WHAT YOU WILL DO: Retype the data exactly, from its first line to the line containing "const widths = binLeft.map((l, i)", including both, and skip any picture.
>> start
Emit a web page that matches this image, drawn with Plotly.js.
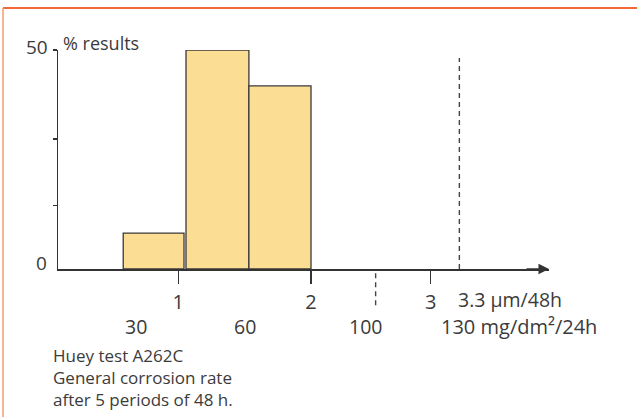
<!DOCTYPE html>
<html>
<head>
<meta charset="utf-8">
<script src="https://cdn.plot.ly/plotly-3.0.1.min.js"></script>
<style>html,body{margin:0;padding:0;background:#fff;}#chart{width:637px;height:417px;}</style>
</head>
<body>
<div id="chart"></div>
<script>
// Histogram bins (x in µm/48h as drawn), % of results
const binLeft = [0.585, 1.058, 1.532];
const binRight = [1.043, 1.532, 2.0];
const pctResults = [8.2, 50, 41.8];

// Axis ticks (µm/48h row)
const umTickPos = [1, 2, 2.902];
const umTickText = ['1', '2', '3'];
const umLimitPos = 3.118;          // 3.3 µm/48h limit (dashed line)
const umLimitLabel = '3.3 µm/48h';

// Second row (mg/dm²/24h)
const mgTickPos = [0.681, 1.503, 2.407];
const mgTickText = ['30', '60', '100'];
const mgDashedTickPos = 2.487;     // dashed tick for 100
const mgLimitPos = 2.987;
const mgLimitLabel = '130 mg/dm²/24h';

// Y ticks
const yMinorTicks = [14.5, 29.7, 50];
const yLabels = ['0', '50'];
const yLabelPos = [0, 50];

const caption = ['Huey test A262C', 'General corrosion rate', 'after 5 periods of 48 h.'];

const FONT = 'Open Sans, Noto Sans, sans-serif';
const TXT = '#3b3b3b';
const AX = '#333333';

const centers = binLeft.map((l, i) => (l + binRight[i]) / 2);
const widths = binLeft.map((l, i) => binRight[i] - l);

const trace = {
  type: 'bar',
  x: centers,
  y: pctResults,
  width: widths,
  marker: {color: '#fbdd93', line: {color: '#3a3a3a', width: 1.3}},
  hoverinfo: 'skip',
  cliponaxis: false
};

const annotations = [];
// y labels
const yShifts = [6, 3.5];
const yX = [-9, -8];
yLabels.forEach((t, i) => annotations.push({
  x: 0, xref: 'paper', xanchor: 'right', xshift: yX[i],
  y: yLabelPos[i], yref: 'y', yanchor: 'middle', yshift: yShifts[i],
  text: t, showarrow: false, font: {family: FONT, size: 19, color: TXT}
}));
// y title
annotations.push({
  x: 0, xref: 'paper', xanchor: 'left', xshift: 3,
  y: 50, yref: 'y', yanchor: 'middle', yshift: 7,
  text: '% results', showarrow: false, font: {family: FONT, size: 18, color: TXT}
});
// limit label row 1
annotations.push({
  x: umLimitPos, xref: 'x', xanchor: 'left', xshift: -3,
  y: 0, yref: 'y', yanchor: 'middle', yshift: -30,
  text: umLimitLabel, showarrow: false, font: {family: FONT, size: 19.5, color: TXT}
});
// row 2
mgTickPos.forEach((p, i) => annotations.push({
  x: p, xref: 'x', xanchor: 'center',
  y: 0, yref: 'y', yanchor: 'middle', yshift: -57,
  text: mgTickText[i], showarrow: false, font: {family: FONT, size: 19.5, color: TXT}
}));
annotations.push({
  x: mgLimitPos, xref: 'x', xanchor: 'left', xshift: -3,
  y: 0, yref: 'y', yanchor: 'middle', yshift: -57,
  text: mgLimitLabel, showarrow: false, font: {family: FONT, size: 20, color: TXT}
});
// caption (one block, three lines)
annotations.push({
  x: 0, xref: 'paper', xanchor: 'left', xshift: -7,
  y: 0, yref: 'y', yanchor: 'middle', yshift: -108,
  align: 'left',
  text: caption.join('<br>'), showarrow: false, font: {family: FONT, size: 17, color: TXT}
});
// arrowhead on x axis
annotations.push({
  x: 1, xref: 'paper', y: 0, yref: 'y',
  ax: -24, ay: 0, axref: 'pixel', ayref: 'pixel',
  showarrow: true, arrowhead: 2, arrowsize: 1.4, arrowwidth: 1.5, arrowcolor: AX, text: ''
});

const shapes = [
  // limit dashed line
  {type: 'line', xref: 'x', yref: 'y', x0: umLimitPos, x1: umLimitPos, y0: 0, y1: 48.2,
   line: {color: '#444', width: 1.4, dash: '5px,4px'}},
  // dashed tick at 100
  {type: 'line', xref: 'x', yref: 'paper', x0: mgDashedTickPos, x1: mgDashedTickPos, y0: -0.165, y1: 0,
   line: {color: '#444', width: 1.4, dash: '5px,4px'}},
  // orange frame (top & left)
  {type: 'line', xref: 'paper', yref: 'paper', x0: -0.112, x1: 1.2, y0: 1.192, y1: 1.192,
   line: {color: '#f36a36', width: 2}},
  {type: 'line', xref: 'paper', yref: 'paper', x0: -0.112, x1: -0.112, y0: 1.192, y1: -0.7,
   line: {color: '#f39a78', width: 1.5}}
];

const layout = {
  width: 637, height: 417,
  margin: {l: 58, r: 88, t: 50, b: 148},
  paper_bgcolor: '#fff', plot_bgcolor: '#fff',
  showlegend: false,
  bargap: 0,
  xaxis: {
    range: [0.0934, 3.7935],
    showgrid: false, zeroline: false,
    showline: true, linecolor: AX, linewidth: 1.5,
    tickmode: 'array', tickvals: umTickPos, ticktext: umTickText,
    ticks: 'outside', ticklen: 13, tickwidth: 1.4, tickcolor: AX,
    ticklabelstandoff: 1,
    tickfont: {family: FONT, size: 20, color: TXT},
    fixedrange: true
  },
  yaxis: {
    range: [0, 50],
    showgrid: false, zeroline: false,
    showline: true, linecolor: AX, linewidth: 1.5,
    tickmode: 'array', tickvals: yMinorTicks,
    ticks: 'outside', ticklen: 4, tickwidth: 1.2, tickcolor: AX,
    showticklabels: false,
    fixedrange: true
  },
  annotations: annotations,
  shapes: shapes
};

Plotly.newPlot('chart', [trace], layout, {displayModeBar: false, staticPlot: true});
</script>
</body>
</html>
>> end
WRITTEN ANSWER:
Emit a web page that matches this image, drawn with Plotly.js.
<!DOCTYPE html>
<html>
<head>
<meta charset="utf-8">
<script src="https://cdn.plot.ly/plotly-3.0.1.min.js"></script>
<style>html,body{margin:0;padding:0;background:#fff;}#chart{width:637px;height:417px;}</style>
</head>
<body>
<div id="chart"></div>
<script>
// Histogram bins (x in µm/48h as drawn), % of results
const binLeft = [0.585, 1.058, 1.532];
const binRight = [1.043, 1.532, 2.0];
const pctResults = [8.2, 50, 41.8];

// Axis ticks (µm/48h row)
const umTickPos = [1, 2, 2.902];
const umTickText = ['1', '2', '3'];
const umLimitPos = 3.118;          // 3.3 µm/48h limit (dashed line)
const umLimitLabel = '3.3 µm/48h';

// Second row (mg/dm²/24h)
const mgTickPos = [0.681, 1.503, 2.407];
const mgTickText = ['30', '60', '100'];
const mgDashedTickPos = 2.487;     // dashed tick for 100
const mgLimitPos = 2.987;
const mgLimitLabel = '130 mg/dm²/24h';

// Y ticks
const yMinorTicks = [14.5, 29.7, 50];
const yLabels = ['0', '50'];
const yLabelPos = [0, 50];

const caption = ['Huey test A262C', 'General corrosion rate', 'after 5 periods of 48 h.'];

const FONT = 'Open Sans, Noto Sans, sans-serif';
const TXT = '#3b3b3b';
const AX = '#333333';

const centers = binLeft.map((l, i) => (l + binRight[i]) / 2);
const widths = binLeft.map((l, i) => binRight[i] - l);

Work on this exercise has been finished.